Another week of lip service from Roger Goodell, this time on NFL Network trimming staff, including Jim Trotter

NFL leadership has just one core belief: to say whatever is necessary to keep the maximum billions of dollars flowing its way.

Matt York
At the owners meetings in Arizona this past week, commissioner Roger Goodell denied that he had anything to do with Jim Trotters dismissal at NFL Network.

Always remember, sports fans, the NFL deserves the benefit of the doubt on nothing.

Not on Deflategate, Bountygate, or Spygate. Not on Ray Rice and incidents of domestic violence. Not on Colin Kaepernick and actions in the name of social justice. Nothing. Nada. Not a thing.

Haven’t we learned by now not to be played by Roger Goodell’s lip service whenever an incident or controversy threatens to affect the NFL’s image and bottom line?

NFL leadership has just one core belief: to say whatever is necessary to keep the maximum billions of dollars flowing its way.

The most recent reminder of this came this past week, when Jim Trotter, an accomplished and conscientious columnist, announced that his contract with the NFL Network would not be renewed.


The NFL Network — which the league treats as a separate entity from its core businesses of, oh, signing massive television rights contracts and hocking personal seat licenses and anything else it can do to make loyal fans reach for their wallets again — has been in the process of trimming its staff.

Seeing familiar names tweet about their unfortunate change in employment status wasn’t surprising. Some excellent reporters and personalities, including Mike Giardi and Rachel Bonnetta, lost their jobs. But seeing Trotter’s name appear on the network’s de facto waiver wire raised an immediate red flag.

Back in February, at Goodell’s annual state of the league address at the Super Bowl, Trotter, who is Black, asked the commissioner a version of the same question for the second straight year. How come there has been such little progress when it comes to diversity in NFL front offices, head coaching positions, and in NFL Media leadership and its newsroom?

Goodell offered Trotter a defensive answer at the Super Bowl. “I’m not in charge of the newsroom,” said Goodell, in part. “As you point out, this is the same question you asked last year.”

Two months later, Trotter is out of a job, and for now isn’t in a position to ask Goodell the question again next year.


“One of the things the NFL always said internally was, ‘Hold us accountable. Hold us accountable as it relates to diversity, equity, and inclusion,’ ” said Trotter during an appearance on Peacock’s “Brother From Another” Tuesday.

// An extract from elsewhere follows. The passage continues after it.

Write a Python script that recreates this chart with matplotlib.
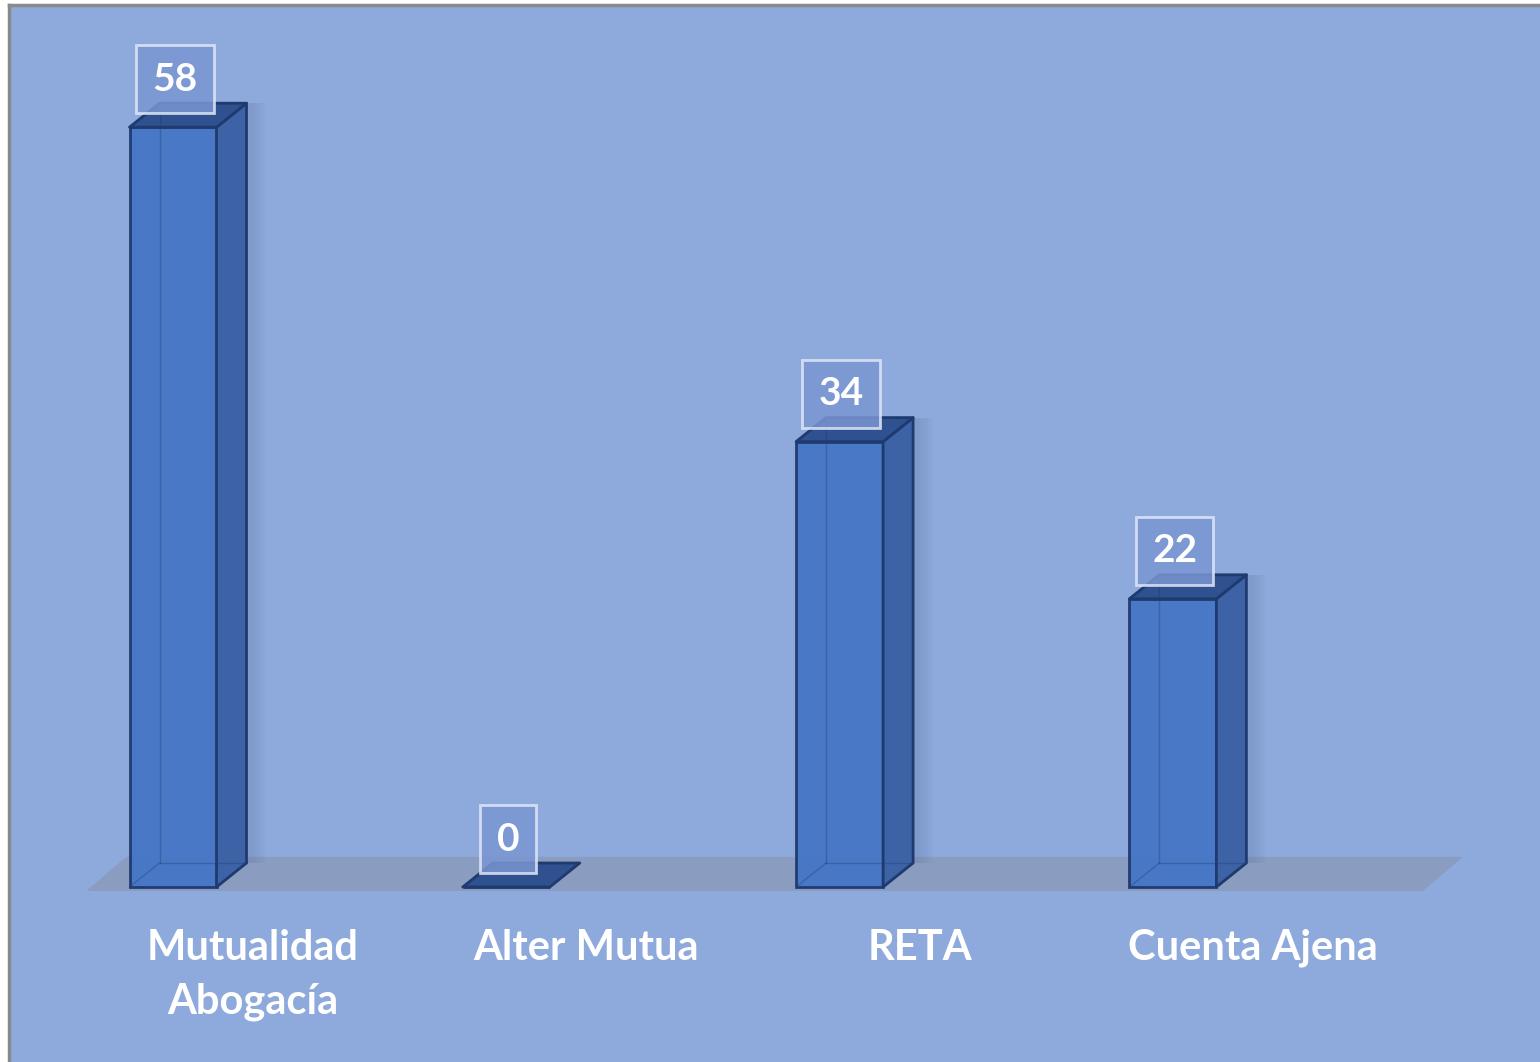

“And so for the last couple of years, that’s what I’ve been trying to do, pointing out that in our newsroom, where we cover a player population that is roughly 60 to 70 percent Black, according to league data, there is no Black person in senior management in our newsroom who has a seat at the table when we are deciding how we are going to cover these players and who is going to cover them.”

At the owners’ meetings in Arizona this past week, Goodell denied that he had anything to do with Trotter’s dismissal. “I wasn’t part of that decision and actually was just made aware of it about 10 minutes before I walked in here,” said Goodell. “So, no, I don’t believe that had anything to do with it.”

Surprisingly, the wooden commissioner’s nose did not grow three sizes when he offered his unconvincing (“no, I don’t believe … ”) denial.

Trotter believes otherwise, as he should. He said on “Brother From Another” that he believes his questioning played a role in his dismissal, saying he would elaborate at a later date.


“I will have a lot to say about it at the appropriate time, which is not now,” Trotter told host Michael Holley. “What I will say now is that journalism matters, and holding people who are in power accountable matters.”

Trotter long ago proved he was the kind of reporter willing to do so. He’s the kind of journalist any serious newsroom should covet.

We know what Roger Goodell is, too. Accountable is an antonym of the first words that come to mind.

Poor decision

It’s a shame that the NFL Network didn’t have the sense to keep Giardi around. The former NECN and NBC Sports Boston reporter and anchor is one of the hardest-working and respected reporters covering the NFL. Many of his assignments involved covering the Patriots, a wise way for the network to deploy him given how plugged in he is in Foxborough and how levelheaded he was in his coverage. Giardi deserves a high-profile landing spot. ESPN would be an ideal fit, but it is reportedly facing layoffs, too … Thought Ryan Johnston was an excellent fit as the third voice recently on “Toucher and Rich.” I’d like to hear him more often on that show … Those occasional Celtics broadcasts on NBC Sports Boston that lack a traditional play-by-voice would be much more enjoyable if someone would tell Brian Scalabrine to limit his play-by-play to telling us who scored and reacting to highlight plays. Johnny Most, he ain’t. (Donny Most? That I can see.)